Notation reference (common AP setups)

Example 1 (Between two curves, rotate about the $x$-axis)

Find the volume when the region between $y=\sqrt{x}$ and $y=x$ from $x=0$ to $x=1$ is rotated about the $x$-axis.

First, determine which function is on top on $[0,1]$. For $0<x<1$, $\sqrt{x}>x$, so:

• Outer radius: $R(x)=\sqrt{x}$
• Inner radius: $r(x)=x$

Washer integral:

$V=\pi\int_0^1 \left((\sqrt{x})^2-(x)^2\right)\,dx$

Simplify:

$V=\pi\int_0^1 (x-x^2)\,dx$

Integrate:

$V=\pi\left[\frac{x^2}{2}-\frac{x^3}{3}\right]_0^1$

$V=\pi\left(\frac{1}{2}-\frac{1}{3}\right)=\frac{\pi}{6}$

Example 2 (Rotate around a shifted line $y=2$)

Find the volume when the region between $y=x$ and $y=0$ from $x=0$ to $x=2$ is rotated about $y=2$.

Here the axis is above the region.

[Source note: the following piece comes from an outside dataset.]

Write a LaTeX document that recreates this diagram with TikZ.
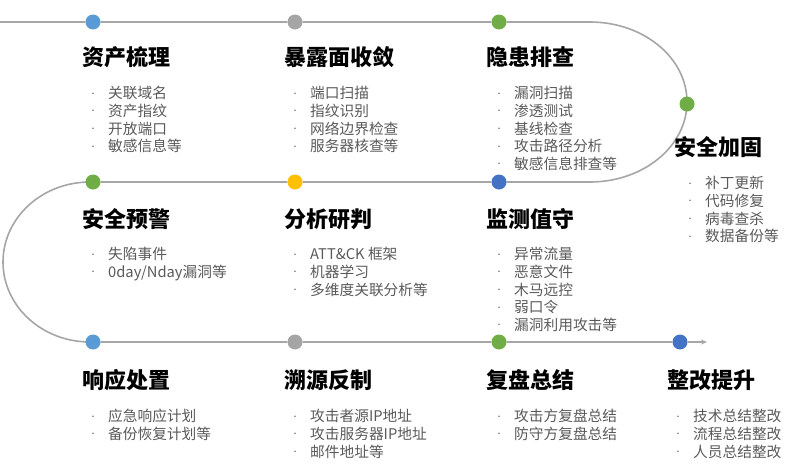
\documentclass[tikz,border=0pt]{standalone}
\usepackage{fontspec}
\setmainfont{Noto Sans CJK SC}
\usetikzlibrary{arrows.meta,backgrounds}
\definecolor{trackgray}{HTML}{A6A6A6}
\definecolor{dotblue}{HTML}{5B9BD5}
\definecolor{dotgray}{HTML}{A5A5A5}
\definecolor{dotgreen}{HTML}{70AD47}
\definecolor{dotgold}{HTML}{FFC000}
\definecolor{dotnavy}{HTML}{4472C4}
\definecolor{itemgray}{HTML}{595959}
\newcommand{\itm}{\rule{0pt}{14pt}\makebox[30pt][c]{\raisebox{2.5pt}{\scriptsize •}}}
\tikzset{
  stage/.style={circle, minimum size=15pt, inner sep=0pt, fill=#1},
  ttl/.style={anchor=base west, inner sep=0pt, font=\fontsize{22}{24}\selectfont\bfseries, text=black},
  lst/.style={anchor=north west, inner sep=0pt, align=left, font=\fontsize{14.7}{17.6}\selectfont, text=itemgray},
  track/.style={draw=trackgray, line width=1.6pt}
}
\begin{document}
\begin{tikzpicture}[x=1pt,y=-1pt]
\useasboundingbox (0,0) rectangle (789,474);
% stage dots
\node[stage=dotblue] (sid0) at (93,22){};
\node[stage=dotgray] (sid1) at (295,22){};
\node[stage=dotgreen] (sid2) at (499,22){};
\node[stage=dotgreen] (sid3) at (687,104){};
\node[stage=dotgreen] (sid4) at (93,182){};
\node[stage=dotgold] (sid5) at (295,182){};
\node[stage=dotnavy] (sid6) at (499,182){};
\node[stage=dotblue] (sid7) at (93,342){};
\node[stage=dotgray] (sid8) at (295,342){};
\node[stage=dotgreen] (sid9) at (499,342){};
\node[stage=dotnavy] (sid10) at (680,342){};
\coordinate (pstart) at (0,22);
\coordinate (pturn1) at (590,22);
\coordinate (pturn2) at (90,182);
\coordinate (pend) at (707,342);
\begin{scope}[on background layer]
\draw[track] (pstart) -- (sid0) -- (sid1) -- (sid2) -- (pturn1)
  arc[start angle=270, end angle=450, x radius=97, y radius=80]
  -- (sid6) -- (sid5) -- (sid4) -- (pturn2)
  arc[start angle=270, end angle=90, x radius=87, y radius=80]
  -- (sid7) -- (sid8) -- (sid9) -- (sid10);
\draw[track, -{Stealth[length=6pt,width=5pt]}] (sid10) -- (pend);
\end{scope}
% titles
\node[ttl] (ttl0) at (82,65) {资产梳理};
\node[ttl] (ttl1) at (284,65) {暴露面收敛};
\node[ttl] (ttl2) at (486,65) {隐患排查};
\node[ttl] (ttl3) at (674,155) {安全加固};
\node[ttl] (ttl4) at (82,227) {安全预警};
\node[ttl] (ttl5) at (284,227) {分析研判};
\node[ttl] (ttl6) at (486,227) {监测值守};
\node[ttl] (ttl7) at (82,388) {响应处置};
\node[ttl] (ttl8) at (284,388) {溯源反制};
\node[ttl] (ttl9) at (486,388) {复盘总结};
\node[ttl] (ttl10) at (667,388) {整改提升};
% item lists
\node[lst] (lst0) at (78,84.6) {\itm 关联域名\\\itm 资产指纹\\\itm 开放端口\\\itm 敏感信息等};
\node[lst] (lst1) at (280,84.6) {\itm 端口扫描\\\itm 指纹识别\\\itm 网络边界检查\\\itm 服务器核查等};
\node[lst] (lst2) at (484,84.6) {\itm 漏洞扫描\\\itm 渗透测试\\\itm 基线检查\\\itm 攻击路径分析\\\itm 敏感信息排查等};
\node[lst] (lst3) at (675,174.6) {\itm 补丁更新\\\itm 代码修复\\\itm 病毒查杀\\\itm 数据备份等};
\node[lst] (lst4) at (78,245.6) {\itm 失陷事件\\\itm 0day/Nday漏洞等};
\node[lst] (lst5) at (280,245.6) {\itm ATT\&CK 框架\\\itm 机器学习\\\itm 多维度关联分析等};
\node[lst] (lst6) at (484,245.6) {\itm 异常流量\\\itm 恶意文件\\\itm 木马远控\\\itm 弱口令\\\itm 漏洞利用攻击等};
\node[lst] (lst7) at (78,407.6) {\itm 应急响应计划\\\itm 备份恢复计划等};
\node[lst] (lst8) at (280,407.6) {\itm 攻击者源IP地址\\\itm 攻击服务器IP地址\\\itm 邮件地址等};
\node[lst] (lst9) at (484,407.6) {\itm 攻击方复盘总结\\\itm 防守方复盘总结};
\node[lst] (lst10) at (663,407.6) {\itm 技术总结整改\\\itm 流程总结整改\\\itm 人员总结整改};
\end{tikzpicture}
\end{document}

For a fixed $x$:

• The farther boundary from $y=2$ is $y=0$ (distance $2-0=2$).
• The nearer boundary is $y=x$ (distance $2-x$).

So:

$R(x)=2$

$r(x)=2-x$

Washer integral:

$V=\pi\int_0^2 \left((2)^2-(2-x)^2\right)\,dx$

Simplify inside:

$(2)^2-(2-x)^2=4-(4-4x+x^2)=4x-x^2$

So:

$V=\pi\int_0^2 (4x-x^2)\,dx$

Integrate:

$V=\pi\left[2x^2-\frac{x^3}{3}\right]_0^2$

$V=\pi\left(8-\frac{8}{3}\right)=\pi\cdot\frac{16}{3}=\frac{16\pi}{3}$

A helpful sanity check: rotating around $y=2$ produces a fairly large “donut-like” volume compared to rotating around the axis at the region, so a value like $16\pi/3$ is plausible.

Exam Focus

• Typical question patterns
  • “Region between $y=f(x)$ and $y=g(x)$ rotated about the $x$-axis” (classic washer).
  • Rotation about a horizontal/vertical line not equal to an axis, like $y=k$ or $x=h$.
  • You may be asked to set up the integral only (no evaluation) or to compute an exact value.
• Common mistakes
  • Swapping radii: using the closer curve as $R$ and the farther as $r$ (this can even make the integrand negative).
  • Forgetting to square radii: the area uses $R^2$ and $r^2$, not just $R-r$.
  • Not rewriting bounds when switching to $dy$: if you integrate with respect to $y$, your bounds must be $y$-values and your radii must be written as functions of $y$.